Can big tech ever be reined in?
John Naughton for The Guardian:
When historians look back on this period, one of the things that they will find remarkable is that for a quarter of a century, the governments of western democracies slept peacefully while some of the most powerful (and profitable) corporations in history emerged and grew, without let or hindrance, at exponential speeds.
They will wonder at how a small number of these organisations, which came to be called “tech giants” (Alphabet, Amazon, Apple, Facebook and Microsoft), acquired, and began to wield, extraordinary powers. They logged and tracked everything we did online – every email, tweet, blog, photograph and social media post we sent, every “like” we registered, every website we visited, every Google search we made, every product we ordered online, every place we visited, which groups we belonged to and who our closest friends were.

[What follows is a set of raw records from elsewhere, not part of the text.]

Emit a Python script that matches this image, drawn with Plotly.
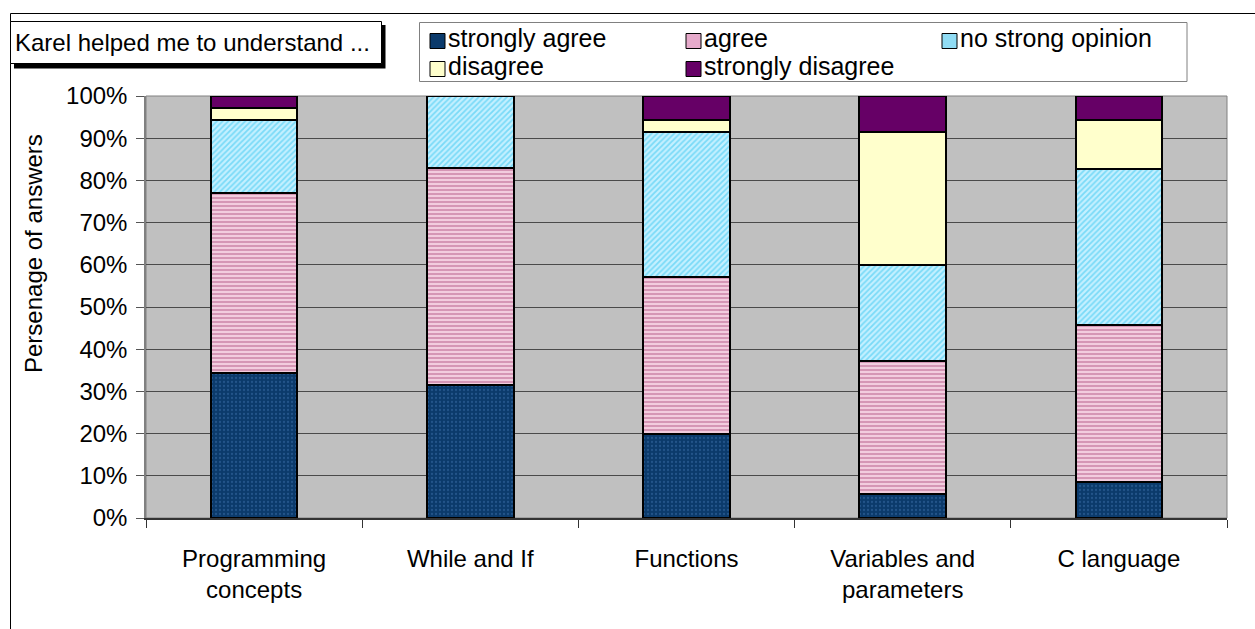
import plotly.graph_objects as go

# ---------------- data (percent of answers) ----------------
categories = ["Programming<br>concepts", "While and If", "Functions",
              "Variables and<br>parameters", "C language"]
strongly_agree = [34.3, 31.4, 20.0, 5.7, 8.6]
agree = [42.8, 51.5, 37.1, 31.4, 37.1]
no_strong_opinion = [17.1, 17.1, 34.3, 22.9, 37.1]
disagree = [2.9, 0.0, 2.9, 31.4, 11.4]
strongly_disagree = [2.9, 0.0, 5.7, 8.6, 5.8]
series_names = ["strongly agree", "agree", "no strong opinion", "disagree", "strongly disagree"]
y_ticks = [0, 10, 20, 30, 40, 50, 60, 70, 80, 90, 100]
y_tick_labels = [f"{v}%" for v in y_ticks]
title_text = "Karel helped me to understand ..."
y_title = "Persenage of answers"

# ---------------- styles ----------------
FONT = "Liberation Sans, Arial, sans-serif"
W_PX, H_PX = 1255, 629
L, R, T, B = 146, 1227, 96, 518   # plot area in pixels
PW, PH = R - L, B - T


def X(px):
    return (px - L) / PW


def Y(py):
    return (B - py) / PH


styles = [
    dict(color="#0B3A6B", pattern=dict(shape=".", fgcolor="#3A6EA8", bgcolor="#0B3A6B", size=4, solidity=0.25)),
    dict(color="#E0A0C0", pattern=dict(shape="-", fgcolor="#B8608C", bgcolor="#F2CCDE", size=4, solidity=0.5)),
    dict(color="#90DCF4", pattern=dict(shape="/", fgcolor="#2EC4F0", bgcolor="#C4F0FF", size=4, solidity=0.45)),
    dict(color="#FFFFCC"),
    dict(color="#660066"),
]
legend_colors = ["#0B3A6B", "#E6AACB", "#90DCF4", "#FFFFCC", "#660066"]

fig = go.Figure()
for name, vals, st in zip(series_names,
                          [strongly_agree, agree, no_strong_opinion, disagree, strongly_disagree],
                          styles):
    marker = dict(color=st["color"], line=dict(color="black", width=2))
    if "pattern" in st:
        marker["pattern"] = st["pattern"]
    fig.add_trace(go.Bar(x=categories, y=vals, name=name, marker=marker, showlegend=False))

shapes = []
# plot area border (gray)
shapes.append(dict(type="rect", xref="paper", yref="paper", x0=0, y0=0, x1=1, y1=1,
                   line=dict(color="#808080", width=1), layer="below"))
# outer chart border (cropped at right and bottom)
shapes.append(dict(type="rect", xref="paper", yref="paper", x0=X(10.5), y0=Y(13.5), x1=X(1270), y1=Y(645),
                   line=dict(color="black", width=1)))
# title box with shadow
shapes.append(dict(type="rect", xref="paper", yref="paper", x0=X(14), y0=Y(25), x1=X(385.5), y1=Y(68.5),
                   fillcolor="black", line=dict(width=0)))
shapes.append(dict(type="rect", xref="paper", yref="paper", x0=X(10.5), y0=Y(21.5), x1=X(381.5), y1=Y(63.5),
                   fillcolor="white", line=dict(color="black", width=1)))
# legend box
shapes.append(dict(type="rect", xref="paper", yref="paper", x0=X(419.5), y0=Y(22.5), x1=X(1187), y1=Y(81.5),
                   fillcolor="white", line=dict(color="#808080", width=1)))

annotations = []
annotations.append(dict(text=title_text, xref="paper", yref="paper", x=X(13), y=Y(43),
                        xanchor="left", yanchor="middle", showarrow=False,
                        font=dict(family=FONT, size=24, color="black")))
annotations.append(dict(text=y_title, xref="paper", yref="paper", x=X(33), y=Y(254),
                        xanchor="center", yanchor="middle", textangle=-90, showarrow=False,
                        font=dict(family=FONT, size=24, color="black")))

# manual legend: (column x, row y)
leg_pos = [(430, 38), (686, 38), (942, 38), (430, 66), (686, 66)]
for name, col, (lx, ly) in zip(series_names, legend_colors, leg_pos):
    shapes.append(dict(type="rect", xref="paper", yref="paper", x0=X(lx), y0=Y(ly + 3 - 7.5),
                       x1=X(lx + 15), y1=Y(ly + 3 + 7.5), fillcolor=col,
                       line=dict(color="black", width=1)))
    annotations.append(dict(text=name, xref="paper", yref="paper", x=X(lx + 17), y=Y(ly),
                            xanchor="left", yanchor="middle", showarrow=False, borderpad=0,
                            font=dict(family=FONT, size=25, color="black")))

fig.update_layout(
    barmode="stack",
    bargap=0.6,
    width=W_PX, height=H_PX,
    margin=dict(l=L, r=W_PX - R, t=T, b=H_PX - B, pad=0),
    paper_bgcolor="white",
    plot_bgcolor="#C0C0C0",
    font=dict(family=FONT, size=24, color="black"),
    shapes=shapes,
    annotations=annotations,
    xaxis=dict(showgrid=False, showline=True, linecolor="#333333", linewidth=1.5,
               ticks="outside", tickson="boundaries", ticklen=8, tickcolor="#333333",
               ticklabelstandoff=18,
               tickfont=dict(family=FONT, size=24, color="black"), fixedrange=True),
    yaxis=dict(range=[0, 100], tickvals=y_ticks, ticktext=y_tick_labels,
               showgrid=True, gridcolor="#4A4A4A", gridwidth=1.2,
               showline=True, linecolor="#808080", linewidth=1.5,
               ticks="outside", ticklen=8, tickcolor="#555555",
               ticklabelstandoff=4,
               tickfont=dict(family=FONT, size=24, color="black"), zeroline=False, fixedrange=True),
)

fig.write_html("out.html")
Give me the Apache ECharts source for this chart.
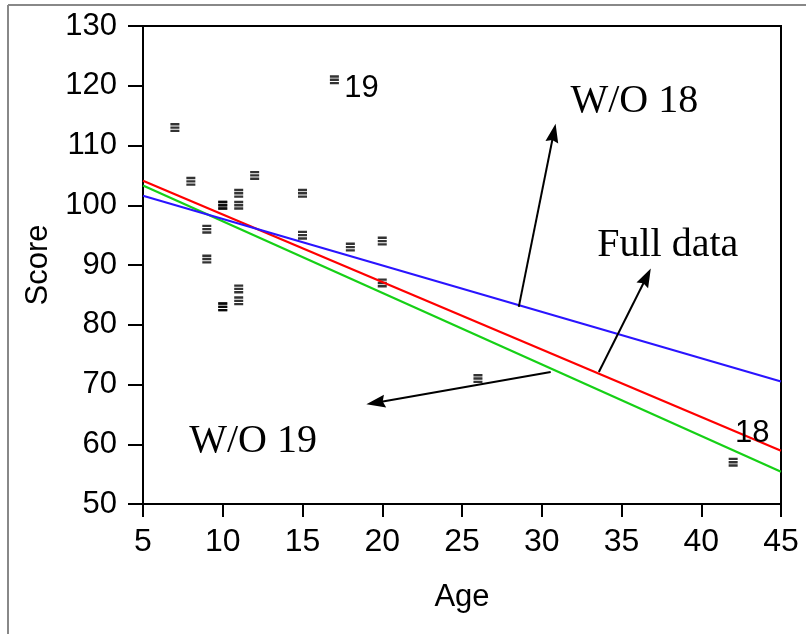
<!DOCTYPE html>
<html><head><meta charset="utf-8">
<script src="https://cdn.jsdelivr.net/npm/echarts@6/dist/echarts.min.js"></script>
<style>html,body{margin:0;padding:0;background:#fff}#c{width:806px;height:634px}</style>
</head><body><div id="c"></div>
<script>
// Scatter data (Age, Score)
const ages   = [15, 26, 10, 9, 15, 20, 18, 11, 8, 20, 7, 9, 10, 11, 11, 10, 12, 42, 17, 11, 10];
const scores = [95, 71, 83, 91, 102, 87, 93, 100, 104, 94, 113, 96, 83, 84, 102, 100, 105, 57, 121, 86, 100];
// Fitted lines, read at the ends of the x range
const fitAges = [5, 45];
const fullFit = [104.1, 58.9];
const wo18Fit = [101.6, 70.5];
const wo19Fit = [103.3, 55.4];
// Axis ranges
const xMin = 5, xMax = 45, xStep = 5;
const yMin = 50, yMax = 130, yStep = 10;
// Annotations (data coordinates)
const noteTexts = ['W/O 18', 'Full data', 'W/O 19'];
const noteX = [35.8, 37.9, 11.9];
const noteY = [117.3, 93.3, 60.5];
const pointTags = ['19', '18'];
const tagX = [18.7, 43.2];
const tagY = [119.6, 61.8];
// Arrows: start and tip
const arrowFrom = [[28.56, 83.0], [33.58, 72.1], [30.56, 72.1]];
const arrowTo   = [[30.75, 112.1], [36.57, 88.0], [19.59, 66.95]];

const sans = '"Liberation Sans", Arial, sans-serif';
const serif = '"Liberation Serif", "Times New Roman", serif';

const pts = ages.map((a, i) => [a, scores[i]]);
const mk = ys => fitAges.map((a, i) => [a, ys[i]]);

const markerPath = 'path://M0,0H9V2.4H0Z M0,3.3H9V5.7H0Z M0,6.6H9V9H0Z';
const headPath = 'path://M5,0L10,16L5,14L0,16Z';

const chart = echarts.init(document.getElementById('c'), null, {renderer: 'canvas'});
chart.setOption({
  animation: false,
  backgroundColor: '#fff',
  grid: {left: 143, right: 25, top: 26, bottom: 130, show: true, borderColor: '#000', borderWidth: 2, backgroundColor: 'transparent'},
  xAxis: {
    type: 'value', min: xMin, max: xMax, interval: xStep,
    name: 'Age', nameLocation: 'middle', nameGap: 78,
    nameTextStyle: {fontFamily: sans, fontSize: 31, color: '#000'},
    axisLine: {show: true, onZero: false, lineStyle: {color: '#000', width: 2}},
    axisTick: {show: true, length: 13, lineStyle: {color: '#000', width: 2}},
    axisLabel: {fontFamily: sans, fontSize: 32, color: '#000', margin: 22},
    splitLine: {show: false}
  },
  yAxis: {
    type: 'value', min: yMin, max: yMax, interval: yStep,
    name: 'Score', nameLocation: 'middle', nameGap: 81,
    nameTextStyle: {fontFamily: sans, fontSize: 31, color: '#000'},
    axisLine: {show: true, onZero: false, lineStyle: {color: '#000', width: 2}},
    axisTick: {show: true, length: 15, lineStyle: {color: '#000', width: 2}},
    axisLabel: {fontFamily: sans, fontSize: 31, color: '#000', margin: 26},
    splitLine: {show: false}
  },
  graphic: [
    {type: 'line', shape: {x1: 8, y1: 5, x2: 806, y2: 5}, style: {stroke: '#888', lineWidth: 2}},
    {type: 'line', shape: {x1: 8, y1: 5, x2: 8, y2: 634}, style: {stroke: '#888', lineWidth: 2}}
  ],
  series: [
    {type: 'line', data: mk(wo19Fit), showSymbol: false, symbol: 'none', silent: true,
     lineStyle: {color: '#16d016', width: 2.2}},
    {type: 'line', data: mk(fullFit), showSymbol: false, symbol: 'none', silent: true,
     lineStyle: {color: '#ff0000', width: 2.2}},
    {type: 'line', data: mk(wo18Fit), showSymbol: false, symbol: 'none', silent: true,
     lineStyle: {color: '#2a14ff', width: 2.2}},
    {type: 'scatter', data: pts, symbol: markerPath, symbolSize: [9, 9], silent: true,
     itemStyle: {color: '#000'}},
    {type: 'scatter', data: [], silent: true,
     markLine: {
       silent: true, symbol: ['none', headPath], symbolSize: [13, 19],
       lineStyle: {color: '#000', width: 2, type: 'solid'},
       label: {show: false}, emphasis: {disabled: true},
       data: arrowFrom.map((f, i) => [{coord: f}, {coord: arrowTo[i]}])
     },
     markPoint: {
       silent: true, symbol: 'rect', symbolSize: 0,
       data: noteTexts.map((t, i) => ({coord: [noteX[i], noteY[i]], value: t,
              label: {show: true, position: 'inside', formatter: t, fontFamily: serif, fontSize: 40, color: '#000'}}))
         .concat(pointTags.map((t, i) => ({coord: [tagX[i], tagY[i]], value: t,
              label: {show: true, position: 'inside', formatter: t, fontFamily: sans, fontSize: 31, color: '#000'}})))
     }
    }
  ]
});
</script></body></html>
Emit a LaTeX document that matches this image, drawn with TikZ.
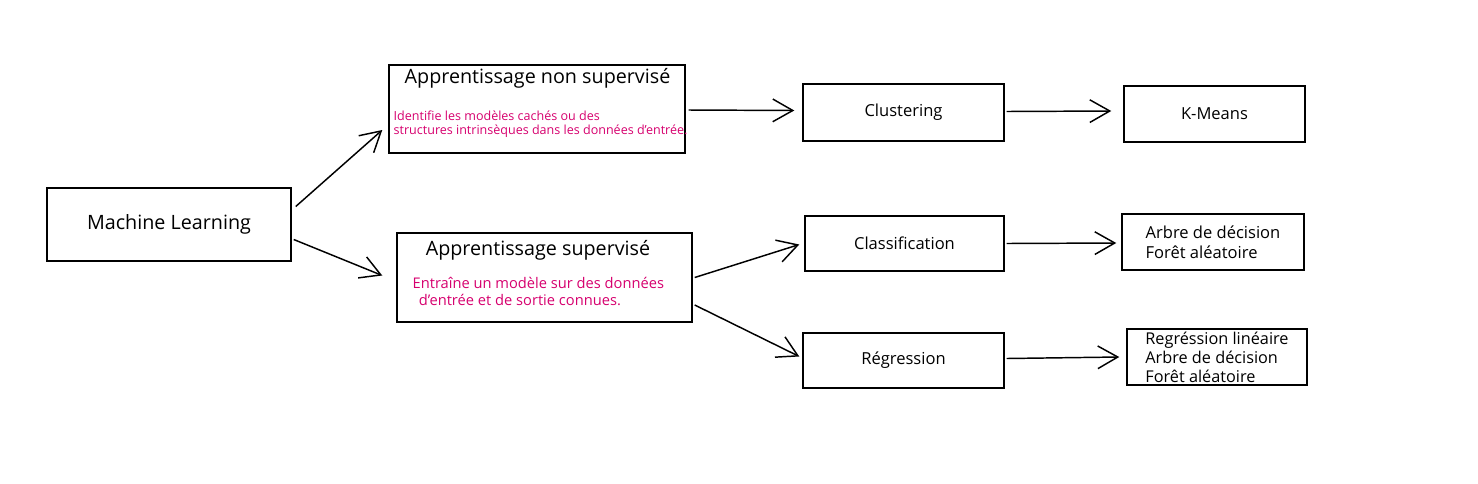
\documentclass[tikz,border=0pt]{standalone}
\usepackage{fontspec}
\setmainfont{Open Sans}
\usetikzlibrary{arrows.meta,calc}

\definecolor{pinktext}{RGB}{214,0,110}

\begin{document}
\begin{tikzpicture}[x=0.75pt,y=-0.75pt,
    box/.style={draw,line width=1.1pt,rectangle,inner sep=0pt},
    arr/.style={line width=1.1pt,-{Straight Barb[length=15pt,width=17pt,line width=1.1pt]}},
    big/.style={font=\fontsize{14.8}{17}\selectfont},
    small/.style={font=\fontsize{12.4}{15}\selectfont},
    note/.style={text=pinktext,align=left,anchor=west}]

    \useasboundingbox (0,0) rectangle (1478,483);

    \node[box,big,minimum width=183pt,minimum height=54.75pt] (ml) at (169,224.5) {Machine Learning};

    \node[box,minimum width=222pt,minimum height=66pt] (nsup) at (537,109) {};
    \node[big] (nsuptitle) at (537.5,78) {Apprentissage non supervisé};
    \node[note,font=\fontsize{9.4}{10.5}\selectfont] (nsupnote) at (389,124)
        {Identifie les modèles cachés ou des\\structures intrinsèques dans les données d'entrée.};

    \node[box,minimum width=221.25pt,minimum height=66.75pt] (sup) at (544.5,277.5) {};
    \node[big] (suptitle) at (538,250) {Apprentissage supervisé};
    \node[note,font=\fontsize{11}{12.75}\selectfont] (supnote) at (408,291.5)
        {Entraîne un modèle sur des données\\\ \,d'entrée et de sortie connues.};

    \node[box,small,minimum width=150.75pt,minimum height=42.75pt] (clust) at (903.5,112.5) {Clustering};
    \node[box,small,minimum width=135.75pt,minimum height=42pt] (kmeans) at (1214.5,114) {K-Means};

    \node[box,small,minimum width=149.25pt,minimum height=41.25pt] (class) at (904.5,243.5) {Classification};
    \node[box,small,minimum width=136.5pt,minimum height=42pt,align=left] (classalgo) at (1213,242)
        {Arbre de décision\\Forêt aléatoire};

    \node[box,small,minimum width=150.75pt,minimum height=41.25pt] (reg) at (903.5,360.5) {Régression};
    \node[box,minimum width=135pt,minimum height=42pt,align=left,font=\fontsize{12.2}{14.25}\selectfont] (regalgo) at (1217,357)
        {Regréssion linéaire\\Arbre de décision\\Forêt aléatoire};

    \draw[arr] ($(ml.east)+(4,-18)$) -- ($(nsup.west)+(-6,21)$);
    \draw[arr] ($(ml.east)+(2,15)$) -- ($(sup.west)+(-14,-2)$);

    \draw[arr] ($(nsup.east)+(3,1)$) -- ($(clust.west)+(-8,-2)$);
    \draw[arr] ($(clust.east)+(2,-1)$) -- ($(kmeans.west)+(-12,-3)$);

    \draw[arr] ($(sup.east)+(2,0)$) -- ($(class.west)+(-5,1)$);
    \draw[arr] ($(sup.east)+(2,27.5)$) -- ($(reg.west)+(-3,-4)$);

    \draw[arr] ($(class.east)+(2,0)$) -- ($(classalgo.west)+(-5,1)$);
    \draw[arr] ($(reg.east)+(2,-2)$) -- ($(regalgo.west)+(-7,0)$);

\end{tikzpicture}
\end{document}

And that was just for starters. Two of these companies even invented a new variant of extractive capitalism. Whereas the standard form appropriated and plundered the Earth’s natural resources, this new “surveillance capitalism” appropriated human resources in the shape of comprehensive records of users’ behaviour, which were algorithmically translated into detailed profiles that could be sold to others. And while the activities of extractive capitalism came ultimately to threaten the planet, those of its surveillance counterpart have turned into a threat to our democracy.
A look at the intimate details Amazon knows about us
Chris Kirkham and Jeffrey Dastin for Reuters Foundation News:
As a Virginia lawmaker, Ibraheem Samirah has studied internet privacy issues and debated how to regulate tech firms’ collection of personal data. Still, he was stunned to learn the full details of the information Amazon.com Inc has collected on him.
The e-commerce giant had more than 1,000 contacts from his phone. It had records of exactly which part of the Quran that Samirah, who was raised as a Muslim, had listened to on Dec. 17 of last year. The company knew every search he had made on its platform, including one for books on “progressive community organizing” and other sensitive health-related inquiries he thought were private.
“Are they selling products, or are they spying on everyday people?” asked Samirah, a Democratic member of the Virginia House of Delegates.
If you are an Amazon customer, you can obtain your data under Help – Security & Privacy – Request Your Personal Information (Under Privacy).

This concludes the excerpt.